### Task objective
Exactly and only the lines from the one containing "Rebuild this chart" through the one containing "programas = [0.0, 0.0137, 0.0, 0.0, 0.0137]" belong in your copy. Pictures do not.

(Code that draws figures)
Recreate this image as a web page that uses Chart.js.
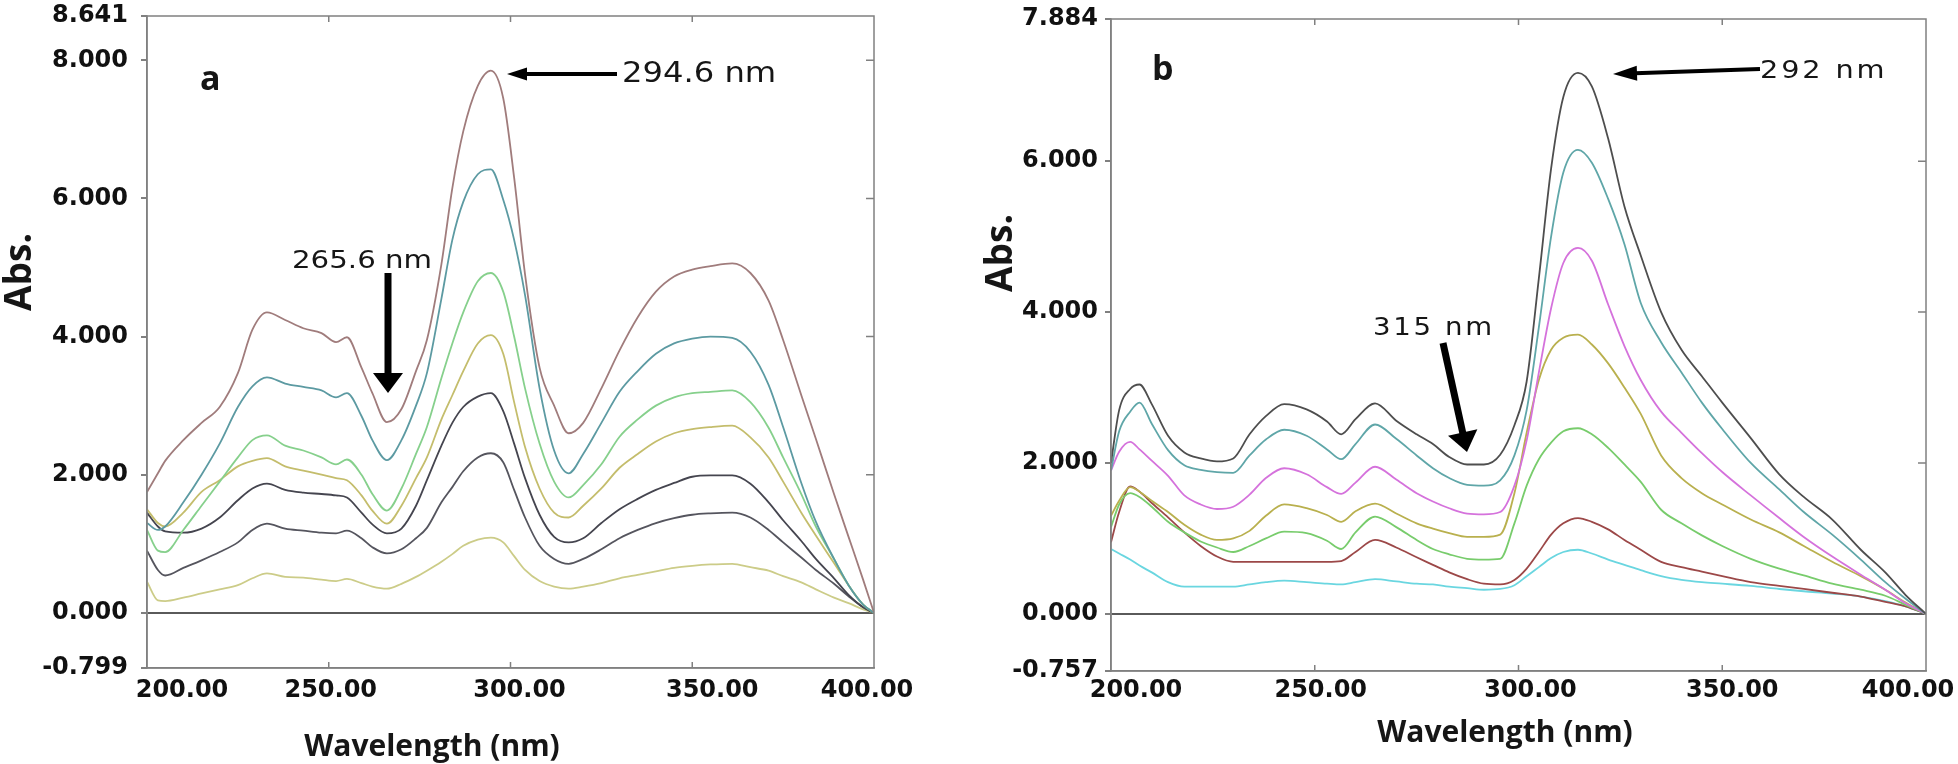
<!DOCTYPE html>
<html><head><meta charset="utf-8">
<script src="https://cdn.jsdelivr.net/npm/chart.js@4.4.1/dist/chart.umd.min.js"></script>
<style>
html,body{margin:0;padding:0;background:#fff;}
#wrap{position:relative;width:1958px;height:764px;overflow:hidden;background:#fff;}
canvas{position:absolute;top:0;}
#ca{left:0;} #cb{left:980px;}
</style></head><body>
<div id="wrap"><canvas id="ca" width="980" height="764"></canvas><canvas id="cb" width="978" height="764"></canvas></div>
<script>
// ---------- Panel a data ----------
const wavelengthA = [200,203,205,210,215,220,225,229,233,238,243,248,252,255,259,262,266,270,274,277,281,284,287,291,294.6,298,301,304,308,312,316,320,325,330,335,340,345,350,355,361,366,371,375,380,384,389,393,397,400];
const absA1 = [1.75,2.02,2.2,2.5,2.75, 2.98,3.47,4.1,4.35,4.24, 4.12,4.05,3.92,3.99,3.55, 3.18,2.76,2.95,3.5,3.95, 5.05,6.15,6.97,7.63,7.85, 7.45,6.3,4.9,3.55,3.0, 2.6,2.75,3.25,3.8,4.28, 4.65,4.87,4.97,5.02,5.06, 4.92,4.52,3.95,3.15,2.52, 1.72,1.1,0.48,0];
const absA2 = [1.3,1.2,1.25,1.6,2.0, 2.45,2.98,3.28,3.41,3.32, 3.27,3.22,3.12,3.18,2.85, 2.5,2.21,2.5,3.0,3.47, 4.55,5.4,5.95,6.35,6.42, 5.98,5.4,4.6,3.25,2.35, 2.02,2.3,2.75,3.2,3.5, 3.75,3.9,3.97,4.0,3.98, 3.78,3.3,2.69,1.88,1.32, 0.78,0.4,0.12,0];
const absA3 = [1.2,0.9,0.88,1.2,1.55, 1.9,2.25,2.5,2.57,2.42, 2.35,2.25,2.15,2.22,2.0, 1.72,1.48,1.8,2.3,2.69, 3.4,3.9,4.35,4.8,4.92, 4.65,4.0,3.25,2.45,1.9, 1.67,1.85,2.15,2.55,2.8, 3.0,3.12,3.18,3.2,3.22, 3.05,2.68,2.25,1.72,1.25, 0.78,0.4,0.12,0];
const absA4 = [1.5,1.3,1.25,1.45,1.75, 1.92,2.12,2.2,2.24,2.12, 2.06,2.0,1.95,1.92,1.7, 1.48,1.29,1.55,1.95,2.25, 2.8,3.15,3.5,3.9,4.02, 3.75,3.05,2.4,1.8,1.45, 1.38,1.55,1.8,2.1,2.3, 2.48,2.6,2.66,2.69,2.71, 2.54,2.25,1.9,1.45,1.12, 0.72,0.4,0.12,0];
const absA5 = [1.45,1.25,1.18,1.16,1.22, 1.38,1.63,1.8,1.87,1.78, 1.74,1.72,1.7,1.67,1.45, 1.28,1.15,1.22,1.55,1.92, 2.42,2.75,2.98,3.13,3.18, 2.92,2.45,1.95,1.42,1.1, 1.02,1.08,1.3,1.5,1.65, 1.78,1.88,1.97,1.99,1.99, 1.87,1.6,1.34,1.04,0.78, 0.5,0.26,0.08,0];
const absA6 = [0.9,0.62,0.54,0.65,0.76, 0.88,1.02,1.2,1.29,1.22, 1.19,1.16,1.15,1.19,1.08, 0.95,0.86,0.92,1.08,1.23, 1.6,1.82,2.05,2.25,2.31, 2.18,1.78,1.38,0.97,0.78, 0.71,0.78,0.92,1.08,1.2, 1.3,1.37,1.42,1.44,1.45, 1.38,1.2,1.02,0.8,0.62, 0.42,0.24,0.08,0];
const absA7 = [0.45,0.18,0.17,0.22,0.28, 0.34,0.4,0.5,0.57,0.52, 0.51,0.48,0.46,0.49,0.43, 0.38,0.35,0.42,0.52,0.61, 0.74,0.85,0.97,1.06,1.09, 1.02,0.82,0.62,0.46,0.38, 0.35,0.38,0.43,0.5,0.55, 0.6,0.65,0.68,0.7,0.71, 0.66,0.61,0.53,0.44,0.34, 0.22,0.14,0.05,0];

// ---------- Panel b data ----------
const wavelengthB = [200,202,204.7,207,210,214,218,222,226,230,234,238,242.5,248,253,256.5,260,264.8,270,275,279,283,287.4,291.5,295.5,299,302,305,308,311,314.6,318,322,326,330,335,340,345,350,357,364,370,377,384,390,395,400];
const absB1 = [2.0,2.7,2.98,3.04,2.78, 2.36,2.14,2.06,2.02,2.06, 2.38,2.62,2.78,2.71,2.55, 2.38,2.58,2.79,2.56,2.38, 2.25,2.08,1.98,1.98,2.11, 2.5,3.08,4.45,5.9,6.85, 7.17,6.99,6.3,5.4,4.75, 4.0,3.5,3.15,2.8,2.33, 1.85,1.55,1.25,0.85,0.55, 0.25,0];
const absB2 = [1.9,2.42,2.68,2.8,2.52, 2.17,1.97,1.91,1.88,1.87, 2.1,2.31,2.44,2.36,2.18, 2.05,2.25,2.51,2.32,2.1, 1.93,1.8,1.71,1.7,1.77, 2.1,2.7,3.8,5.0,5.85, 6.15,5.98,5.5,4.9,4.12, 3.6,3.2,2.8,2.45,2.0, 1.65,1.35,1.05,0.72,0.42, 0.2,0];
const absB3 = [1.9,2.15,2.28,2.18,2.03, 1.83,1.57,1.45,1.39,1.42, 1.58,1.8,1.93,1.85,1.68, 1.59,1.74,1.95,1.78,1.6, 1.49,1.4,1.33,1.32,1.35, 1.7,2.3,3.2,4.05,4.65, 4.85,4.68,4.1,3.55,3.1, 2.68,2.4,2.13,1.88,1.57, 1.27,1.02,0.76,0.52,0.32, 0.14,0];
const absB4 = [1.3,1.5,1.68,1.62,1.5, 1.35,1.18,1.05,0.98,1.0, 1.1,1.3,1.45,1.4,1.31, 1.22,1.36,1.46,1.33,1.2, 1.13,1.07,1.02,1.02,1.05, 1.6,2.4,3.1,3.5,3.66, 3.7,3.57,3.32,3.0,2.65, 2.1,1.8,1.6,1.45,1.25, 1.08,0.9,0.69,0.5,0.32, 0.15,0];
const absB5 = [1.15,1.45,1.6,1.55,1.42, 1.22,1.08,0.96,0.88,0.82, 0.9,1.0,1.09,1.07,0.97, 0.86,1.08,1.29,1.15,0.98, 0.86,0.79,0.73,0.72,0.73, 1.2,1.7,2.05,2.27,2.42, 2.46,2.38,2.2,1.98,1.75, 1.38,1.2,1.04,0.9,0.73, 0.6,0.51,0.4,0.32,0.24, 0.12,0];
const absB6 = [0.95,1.35,1.69,1.62,1.47, 1.28,1.08,0.9,0.76,0.69, 0.69,0.69,0.69,0.69,0.69, 0.7,0.82,0.98,0.88,0.75, 0.65,0.55,0.46,0.4,0.39, 0.45,0.6,0.82,1.05,1.2, 1.27,1.22,1.12,0.98,0.85, 0.69,0.62,0.56,0.5,0.42, 0.37,0.33,0.28,0.23,0.16, 0.1,0];
const absB7 = [0.86,0.8,0.72,0.64,0.55, 0.42,0.36,0.36,0.36,0.36, 0.39,0.42,0.44,0.42,0.4, 0.39,0.42,0.46,0.43,0.4, 0.39,0.36,0.34,0.32,0.33, 0.38,0.5,0.62,0.74,0.82, 0.85,0.8,0.72,0.65,0.58, 0.5,0.45,0.42,0.4,0.37, 0.33,0.3,0.27,0.23,0.17, 0.1,0];

// ---------- tick labels ----------
const xTickValues = [200, 250, 300, 350, 400];
const yTicksA = [-0.799, 0, 2, 4, 6, 8, 8.641];
const yTicksB = [-0.757, 0, 2, 4, 6, 7.884];

const colorsA = ['#a07c7c', '#5c9aa2', '#86d08c', '#c4bd6c', '#45454f', '#55555e', '#cccc88'];
const colorsB = ['#4e4e4e', '#5fa6a8', '#d572dc', '#b9b04e', '#78cc6c', '#9c4848', '#6ad6e0'];

const TICKFONT = {family: "'DejaVu Sans', Verdana, sans-serif", weight: 'bold', size: 24};
const TICKFONT_CSS = "bold 24px 'DejaVu Sans', Verdana, sans-serif";
const TITLEFONT = "'Open Sans', 'DejaVu Sans', sans-serif";

function pts(xs, ys) { return xs.map((x, i) => ({x: x, y: ys[i]})); }

function drawText(ctx, s, x, y, font, spacing, align, rot, sx, color, baseline) {
  ctx.save();
  ctx.font = font;
  ctx.fillStyle = color || '#161616';
  try { ctx.letterSpacing = (spacing || 0) + 'px'; } catch (e) {}
  ctx.textAlign = align || 'left';
  ctx.textBaseline = baseline || (rot ? 'middle' : 'alphabetic');
  ctx.translate(x, y);
  if (rot) ctx.rotate(rot);
  if (sx) ctx.scale(sx, 1);
  ctx.fillText(s, 0, 0);
  ctx.restore();
}

function drawArrow(ctx, x1, y1, x2, y2, lw, headLen, headW) {
  const dx = x2 - x1, dy = y2 - y1, L = Math.hypot(dx, dy);
  const ux = dx / L, uy = dy / L, nx = -uy, ny = ux;
  const bx = x2 - ux * headLen, by = y2 - uy * headLen;
  ctx.save();
  ctx.strokeStyle = '#000'; ctx.fillStyle = '#000';
  ctx.lineWidth = lw; ctx.lineCap = 'butt';
  ctx.beginPath(); ctx.moveTo(x1, y1); ctx.lineTo(bx + ux * 2, by + uy * 2); ctx.stroke();
  ctx.beginPath();
  ctx.moveTo(x2, y2);
  ctx.lineTo(bx + nx * headW / 2, by + ny * headW / 2);
  ctx.lineTo(bx - nx * headW / 2, by - ny * headW / 2);
  ctx.closePath(); ctx.fill();
  ctx.restore();
}

function frame(chart, yInner) {
  const ctx = chart.ctx, ca = chart.chartArea, x = chart.scales.x, y = chart.scales.y;
  ctx.save();
  ctx.strokeStyle = '#808080'; ctx.lineWidth = 1.5;
  ctx.strokeRect(ca.left, ca.top, ca.right - ca.left, ca.bottom - ca.top);
  ctx.beginPath();
  xTickValues.slice(1, -1).forEach(v => {
    const px = x.getPixelForValue(v);
    ctx.moveTo(px, ca.top); ctx.lineTo(px, ca.top + 6);
    ctx.moveTo(px, ca.bottom); ctx.lineTo(px, ca.bottom - 6);
  });
  yInner.forEach(v => {
    const py = y.getPixelForValue(v);
    ctx.moveTo(ca.right, py); ctx.lineTo(ca.right - 8, py);
  });
  ctx.stroke();
  ctx.restore();
}

// x tick labels, placed from the x scale with small per-label nudges as in the original
function xLabels(chart, nudges, yCenter) {
  const x = chart.scales.x;
  xTickValues.forEach((v, i) => {
    drawText(chart.ctx, v.toFixed(2), x.getPixelForValue(v) + nudges[i], yCenter, TICKFONT_CSS, 0, 'center', 0, 0, '#111', 'middle');
  });
}

function makeChart(id, xs, series, colors, yMin, yMax, yTicks, area, yPad, decorate) {
  const cv = document.getElementById(id);
  const W = cv.width, H = cv.height;
  return new Chart(cv, {
    type: 'line',
    data: {
      datasets: series.map((s, i) => ({
        data: pts(xs, s), borderColor: colors[i], borderWidth: 1.8,
        pointRadius: 0, fill: false, cubicInterpolationMode: 'monotone'
      }))
    },
    options: {
      responsive: false, animation: false, devicePixelRatio: 1,
      layout: {padding: {top: area.top, right: W - area.right, left: 0, bottom: 0}},
      plugins: {legend: {display: false}, tooltip: {enabled: false}},
      scales: {
        x: {
          type: 'linear', min: 200, max: 400,
          afterBuildTicks: s => { s.ticks = xTickValues.map(v => ({value: v})); },
          afterFit: s => { s.height = H - area.bottom; s.paddingLeft = 0; s.paddingRight = 0; },
          ticks: {display: false},
          grid: {drawOnChartArea: false, drawTicks: false},
          border: {display: true, color: '#808080', width: 1.5}
        },
        y: {
          type: 'linear', min: yMin, max: yMax,
          afterBuildTicks: s => { s.ticks = yTicks.map(v => ({value: v})); },
          afterFit: s => { s.width = area.left; s.paddingTop = 0; s.paddingBottom = 0; },
          ticks: {callback: v => Number(v).toFixed(3), font: TICKFONT, color: '#111', padding: yPad, autoSkip: false},
          grid: {drawOnChartArea: true, drawTicks: true, tickLength: 6, tickColor: '#808080',
                 color: c => (c.tick && c.tick.value === 0) ? '#5a5a5a' : 'rgba(0,0,0,0)', lineWidth: 2},
          border: {display: true, color: '#808080', width: 1.5}
        }
      }
    },
    plugins: [{id: 'deco', afterDraw: chart => decorate(chart)}]
  });
}

makeChart('ca', wavelengthA, [absA1, absA2, absA3, absA4, absA5, absA6, absA7], colorsA,
  -0.799, 8.641, yTicksA, {left: 147, top: 16, right: 874, bottom: 668}, 13,
  chart => {
    const ctx = chart.ctx;
    frame(chart, [2, 4, 6, 8]);
    xLabels(chart, [35, 2, 9, 20, -7], 691);
    drawText(ctx, 'a', 200, 90, 'bold 34px ' + TITLEFONT, 0);
    drawText(ctx, '294.6 nm', 622, 82, '28px "DejaVu Sans", sans-serif', 0, 'left', 0, 1.15);
    drawArrow(ctx, 617, 74, 507, 74, 4, 20, 13);
    drawText(ctx, '265.6 nm', 292, 268, '25px "DejaVu Sans", sans-serif', 0, 'left', 0, 1.17);
    drawArrow(ctx, 388, 273, 388, 393, 7, 20, 30);
    drawText(ctx, 'Abs.', 20, 272, 'bold 37px ' + TITLEFONT, 0, 'center', -Math.PI / 2);
    drawText(ctx, 'Wavelength (nm)', 432, 756, 'bold 30px ' + TITLEFONT, 0, 'center');
  });

makeChart('cb', wavelengthB, [absB1, absB2, absB3, absB4, absB5, absB6, absB7], colorsB,
  -0.757, 7.884, yTicksB, {left: 131, top: 19, right: 946, bottom: 671}, 7,
  chart => {
    const ctx = chart.ctx;
    frame(chart, [2, 4, 6]);
    xLabels(chart, [25, 6, 12, 10, -18], 691);
    drawText(ctx, 'b', 172, 80, 'bold 34px ' + TITLEFONT, 0);
    drawText(ctx, '292 nm', 780, 78, '25px "DejaVu Sans", sans-serif', 2.5, 'left', 0, 1.15);
    drawArrow(ctx, 780, 69, 633, 74, 4, 24, 15);
    drawText(ctx, '315 nm', 393, 335, '24px "DejaVu Sans", sans-serif', 2.3, 'left', 0, 1.15);
    drawArrow(ctx, 463, 343, 487, 452, 7, 20, 30);
    drawText(ctx, 'Abs.', 21, 253, 'bold 37px ' + TITLEFONT, 0, 'center', -Math.PI / 2);
    drawText(ctx, 'Wavelength (nm)', 525, 742, 'bold 30px ' + TITLEFONT, 0, 'center');
  });
</script></body></html>
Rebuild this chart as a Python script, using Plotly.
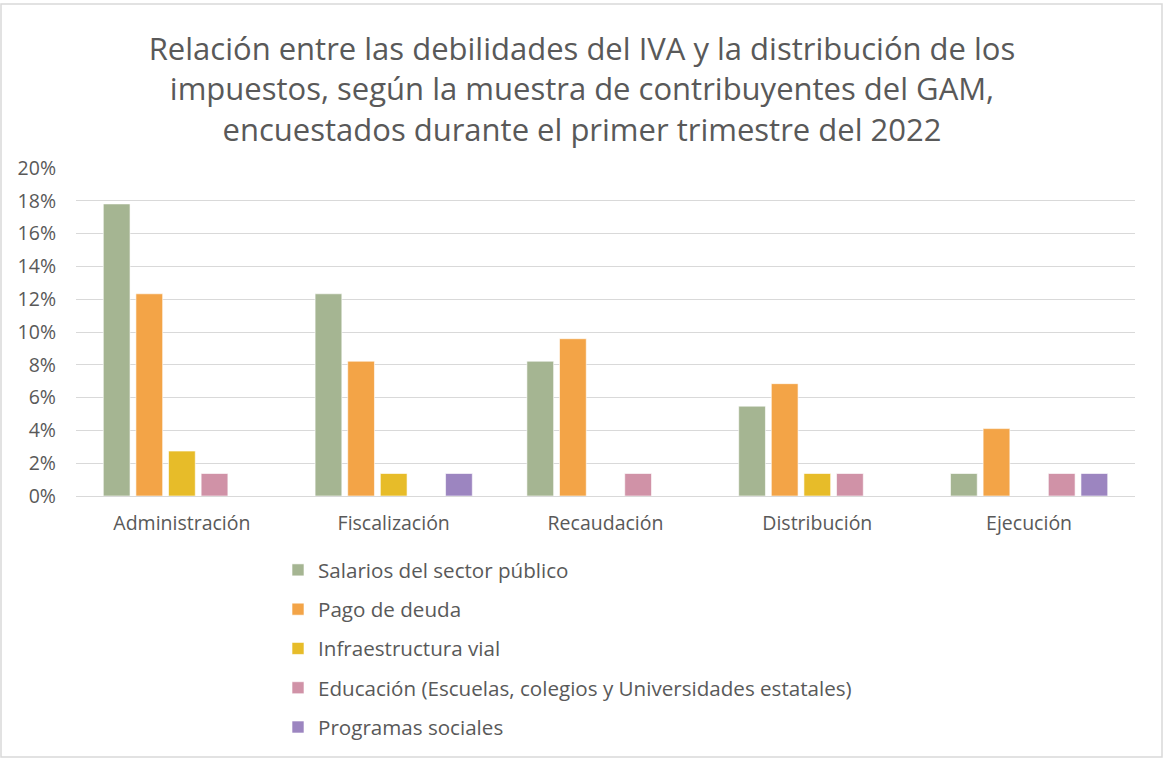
import plotly.graph_objects as go

# Categories and series (share of respondents, n = 73)
categorias = ["Administración", "Fiscalización", "Recaudación", "Distribución", "Ejecución"]

salarios = [0.1781, 0.1233, 0.0822, 0.0548, 0.0137]
deuda = [0.1233, 0.0822, 0.0959, 0.0685, 0.0411]
infraestructura = [0.0274, 0.0137, 0.0, 0.0137, 0.0]
educacion = [0.0137, 0.0, 0.0137, 0.0137, 0.0137]
programas = [0.0, 0.0137, 0.0, 0.0, 0.0137]

series = [
    ("Salarios del sector público", salarios, "#A5B592"),
    ("Pago de deuda", deuda, "#F3A447"),
    ("Infraestructura vial", infraestructura, "#E7BC29"),
    ("Educación (Escuelas, colegios y Universidades estatales)", educacion, "#D092A7"),
    ("Programas sociales", programas, "#9C85C0"),
]

W, H = 1164, 759
L, R, T, B = 76, 29, 168, 263

fig = go.Figure()
for i, (nombre, vals, color) in enumerate(series):
    fig.add_trace(go.Bar(
        x=categorias, y=vals, name=nombre, legendgroup=str(i),
        marker=dict(color=color, line=dict(color="rgba(255,255,255,0.6)", width=1)),
    ))

gris = "#595959"
fig.update_layout(
    width=W, height=H,
    barmode="group", bargap=0.23, bargroupgap=0.18,
    plot_bgcolor="white", paper_bgcolor="white",
    margin=dict(l=L, r=R, t=T, b=B, autoexpand=False),
    font=dict(family="Open Sans, sans-serif", color=gris, size=19.5),
    title=dict(
        text="Relación entre las debilidades del IVA y la distribución de los<br>"
             "impuestos, según la muestra de contribuyentes del GAM,<br>"
             "encuestados durante el primer trimestre del 2022",
        x=0.5, xanchor="center", y=1 - 60 / H, yanchor="top",
        font=dict(size=31, color=gris),
    ),
    xaxis=dict(showline=True, linecolor="#D9D9D9", linewidth=1, ticks="",
               tickangle=0, ticklabelstandoff=10,
               tickfont=dict(size=19.5, color=gris)),
    yaxis=dict(range=[0, 0.2], dtick=0.02, tickformat=".0%", gridcolor="#D9D9D9",
               zeroline=False, ticks="", ticklabelstandoff=19,
               tickfont=dict(size=19.5, color=gris)),
    legend=dict(orientation="v", xref="container", yref="container",
                x=278 / W, xanchor="left", y=1 - 550 / H, yanchor="top",
                tracegroupgap=9.5, font=dict(size=20.6, color=gris),
                itemwidth=30),
    showlegend=True,
)

# light border around the chart
pw, ph = W - L - R, H - T - B
fig.add_shape(type="rect", xref="paper", yref="paper",
              x0=(1 - L) / pw, x1=(W - 2 - L) / pw,
              y0=-(H - 2 - T - ph) / ph, y1=1 + (T - 4) / ph,
              line=dict(color="#D9D9D9", width=1.5), layer="below")

fig.write_html("out.html", config={"displayModeBar": False},
               post_script="document.body.style.margin='0px';")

### Correct output
Rebuild this chart as a Python script, using Plotly.
import plotly.graph_objects as go

# Categories and series (share of respondents, n = 73)
categorias = ["Administración", "Fiscalización", "Recaudación", "Distribución", "Ejecución"]

salarios = [0.1781, 0.1233, 0.0822, 0.0548, 0.0137]
deuda = [0.1233, 0.0822, 0.0959, 0.0685, 0.0411]
infraestructura = [0.0274, 0.0137, 0.0, 0.0137, 0.0]
educacion = [0.0137, 0.0, 0.0137, 0.0137, 0.0137]
programas = [0.0, 0.0137, 0.0, 0.0, 0.0137]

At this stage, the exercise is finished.